**Objective:**
Reproduce the data exactly and drop any pictures it holds.

**Data listing:**
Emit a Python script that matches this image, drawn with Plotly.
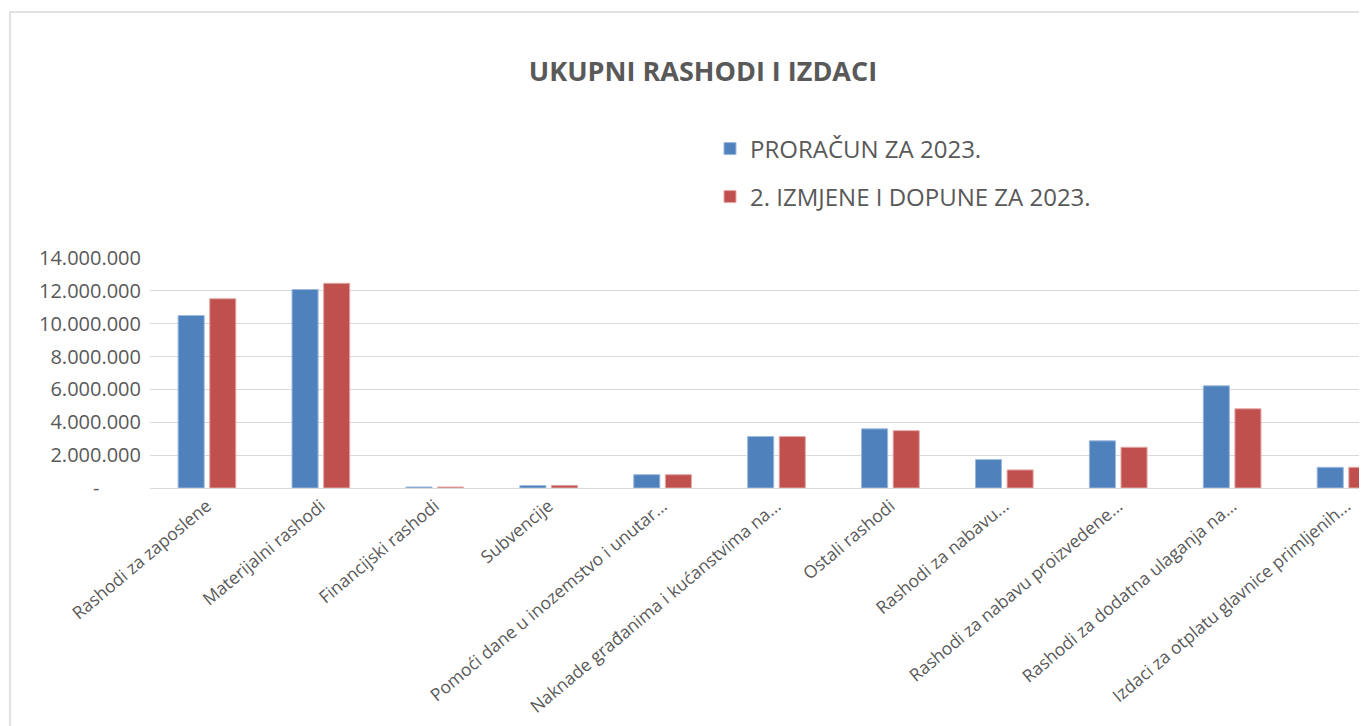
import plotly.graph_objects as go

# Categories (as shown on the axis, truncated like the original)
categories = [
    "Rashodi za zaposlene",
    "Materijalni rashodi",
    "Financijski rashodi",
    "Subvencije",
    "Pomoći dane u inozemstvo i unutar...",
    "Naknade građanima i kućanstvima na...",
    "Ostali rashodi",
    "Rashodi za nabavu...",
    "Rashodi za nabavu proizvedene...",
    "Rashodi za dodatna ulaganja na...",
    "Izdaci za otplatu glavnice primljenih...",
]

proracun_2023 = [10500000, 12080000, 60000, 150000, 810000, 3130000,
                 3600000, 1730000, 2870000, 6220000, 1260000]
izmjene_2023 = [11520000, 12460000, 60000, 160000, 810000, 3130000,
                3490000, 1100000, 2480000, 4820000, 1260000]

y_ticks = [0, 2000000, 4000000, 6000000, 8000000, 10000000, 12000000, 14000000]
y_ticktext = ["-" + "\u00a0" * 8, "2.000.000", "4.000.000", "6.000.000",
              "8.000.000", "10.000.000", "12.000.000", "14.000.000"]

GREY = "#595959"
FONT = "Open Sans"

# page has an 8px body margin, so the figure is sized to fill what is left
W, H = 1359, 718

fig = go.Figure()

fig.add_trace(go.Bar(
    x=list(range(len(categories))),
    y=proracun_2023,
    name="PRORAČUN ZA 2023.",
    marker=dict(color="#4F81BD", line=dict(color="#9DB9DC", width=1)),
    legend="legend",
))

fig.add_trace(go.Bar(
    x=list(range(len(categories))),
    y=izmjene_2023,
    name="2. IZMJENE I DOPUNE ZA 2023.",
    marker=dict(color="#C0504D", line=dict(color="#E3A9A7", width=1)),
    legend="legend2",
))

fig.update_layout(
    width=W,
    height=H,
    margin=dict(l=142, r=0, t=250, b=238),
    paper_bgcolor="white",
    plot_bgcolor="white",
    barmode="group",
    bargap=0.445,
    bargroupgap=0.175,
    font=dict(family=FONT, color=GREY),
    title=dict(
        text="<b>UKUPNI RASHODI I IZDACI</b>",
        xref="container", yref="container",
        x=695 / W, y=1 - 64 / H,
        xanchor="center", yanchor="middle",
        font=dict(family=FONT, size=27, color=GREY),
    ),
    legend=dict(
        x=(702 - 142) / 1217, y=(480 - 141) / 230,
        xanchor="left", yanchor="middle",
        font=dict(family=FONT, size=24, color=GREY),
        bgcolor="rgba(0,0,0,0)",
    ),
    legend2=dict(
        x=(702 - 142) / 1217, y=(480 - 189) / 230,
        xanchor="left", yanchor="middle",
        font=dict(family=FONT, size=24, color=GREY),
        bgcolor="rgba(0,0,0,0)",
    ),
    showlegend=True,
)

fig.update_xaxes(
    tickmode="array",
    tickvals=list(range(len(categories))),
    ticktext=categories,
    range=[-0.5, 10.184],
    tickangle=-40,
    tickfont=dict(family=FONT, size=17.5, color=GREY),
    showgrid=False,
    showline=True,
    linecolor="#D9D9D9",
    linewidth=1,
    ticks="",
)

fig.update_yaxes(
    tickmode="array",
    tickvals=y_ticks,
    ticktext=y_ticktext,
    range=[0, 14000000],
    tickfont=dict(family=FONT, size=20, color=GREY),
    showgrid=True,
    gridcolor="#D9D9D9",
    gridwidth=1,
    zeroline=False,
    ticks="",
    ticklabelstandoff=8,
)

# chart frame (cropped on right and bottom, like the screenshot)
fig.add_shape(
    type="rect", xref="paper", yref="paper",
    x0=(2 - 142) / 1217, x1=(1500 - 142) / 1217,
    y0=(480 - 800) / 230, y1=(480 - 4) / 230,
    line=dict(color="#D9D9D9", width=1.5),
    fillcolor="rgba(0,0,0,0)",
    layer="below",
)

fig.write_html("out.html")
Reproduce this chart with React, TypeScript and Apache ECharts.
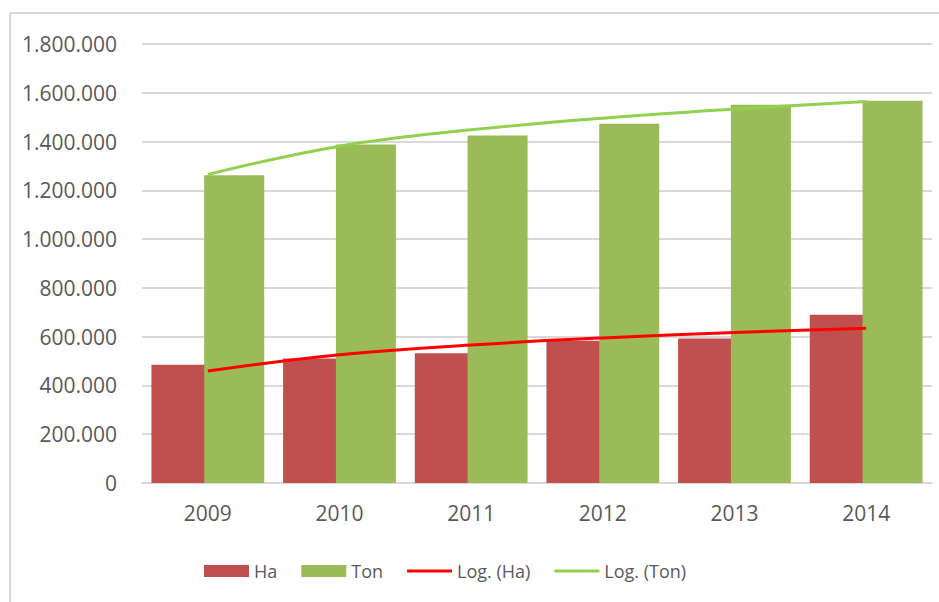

**Solution:**
Emit a Python script that matches this image, drawn with Plotly.
import plotly.graph_objects as go

# Categories (as shown on the axis, truncated like the original)
categories = [
    "Rashodi za zaposlene",
    "Materijalni rashodi",
    "Financijski rashodi",
    "Subvencije",
    "Pomoći dane u inozemstvo i unutar...",
    "Naknade građanima i kućanstvima na...",
    "Ostali rashodi",
    "Rashodi za nabavu...",
    "Rashodi za nabavu proizvedene...",
    "Rashodi za dodatna ulaganja na...",
    "Izdaci za otplatu glavnice primljenih...",
]

proracun_2023 = [10500000, 12080000, 60000, 150000, 810000, 3130000,
                 3600000, 1730000, 2870000, 6220000, 1260000]
izmjene_2023 = [11520000, 12460000, 60000, 160000, 810000, 3130000,
                3490000, 1100000, 2480000, 4820000, 1260000]

y_ticks = [0, 2000000, 4000000, 6000000, 8000000, 10000000, 12000000, 14000000]
y_ticktext = ["-" + "\u00a0" * 8, "2.000.000", "4.000.000", "6.000.000",
              "8.000.000", "10.000.000", "12.000.000", "14.000.000"]

GREY = "#595959"
FONT = "Open Sans"

# page has an 8px body margin, so the figure is sized to fill what is left
W, H = 1359, 718

fig = go.Figure()

fig.add_trace(go.Bar(
    x=list(range(len(categories))),
    y=proracun_2023,
    name="PRORAČUN ZA 2023.",
    marker=dict(color="#4F81BD", line=dict(color="#9DB9DC", width=1)),
    legend="legend",
))

fig.add_trace(go.Bar(
    x=list(range(len(categories))),
    y=izmjene_2023,
    name="2. IZMJENE I DOPUNE ZA 2023.",
    marker=dict(color="#C0504D", line=dict(color="#E3A9A7", width=1)),
    legend="legend2",
))

fig.update_layout(
    width=W,
    height=H,
    margin=dict(l=142, r=0, t=250, b=238),
    paper_bgcolor="white",
    plot_bgcolor="white",
    barmode="group",
    bargap=0.445,
    bargroupgap=0.175,
    font=dict(family=FONT, color=GREY),
    title=dict(
        text="<b>UKUPNI RASHODI I IZDACI</b>",
        xref="container", yref="container",
        x=695 / W, y=1 - 64 / H,
        xanchor="center", yanchor="middle",
        font=dict(family=FONT, size=27, color=GREY),
    ),
    legend=dict(
        x=(702 - 142) / 1217, y=(480 - 141) / 230,
        xanchor="left", yanchor="middle",
        font=dict(family=FONT, size=24, color=GREY),
        bgcolor="rgba(0,0,0,0)",
    ),
    legend2=dict(
        x=(702 - 142) / 1217, y=(480 - 189) / 230,
        xanchor="left", yanchor="middle",
        font=dict(family=FONT, size=24, color=GREY),
        bgcolor="rgba(0,0,0,0)",
    ),
    showlegend=True,
)

fig.update_xaxes(
    tickmode="array",
    tickvals=list(range(len(categories))),
    ticktext=categories,
    range=[-0.5, 10.184],
    tickangle=-40,
    tickfont=dict(family=FONT, size=17.5, color=GREY),
    showgrid=False,
    showline=True,
    linecolor="#D9D9D9",
    linewidth=1,
    ticks="",
)

fig.update_yaxes(
    tickmode="array",
    tickvals=y_ticks,
    ticktext=y_ticktext,
    range=[0, 14000000],
    tickfont=dict(family=FONT, size=20, color=GREY),
    showgrid=True,
    gridcolor="#D9D9D9",
    gridwidth=1,
    zeroline=False,
    ticks="",
    ticklabelstandoff=8,
)

# chart frame (cropped on right and bottom, like the screenshot)
fig.add_shape(
    type="rect", xref="paper", yref="paper",
    x0=(2 - 142) / 1217, x1=(1500 - 142) / 1217,
    y0=(480 - 800) / 230, y1=(480 - 4) / 230,
    line=dict(color="#D9D9D9", width=1.5),
    fillcolor="rgba(0,0,0,0)",
    layer="below",
)

fig.write_html("out.html")
Reproduce this chart with React, TypeScript and Apache ECharts.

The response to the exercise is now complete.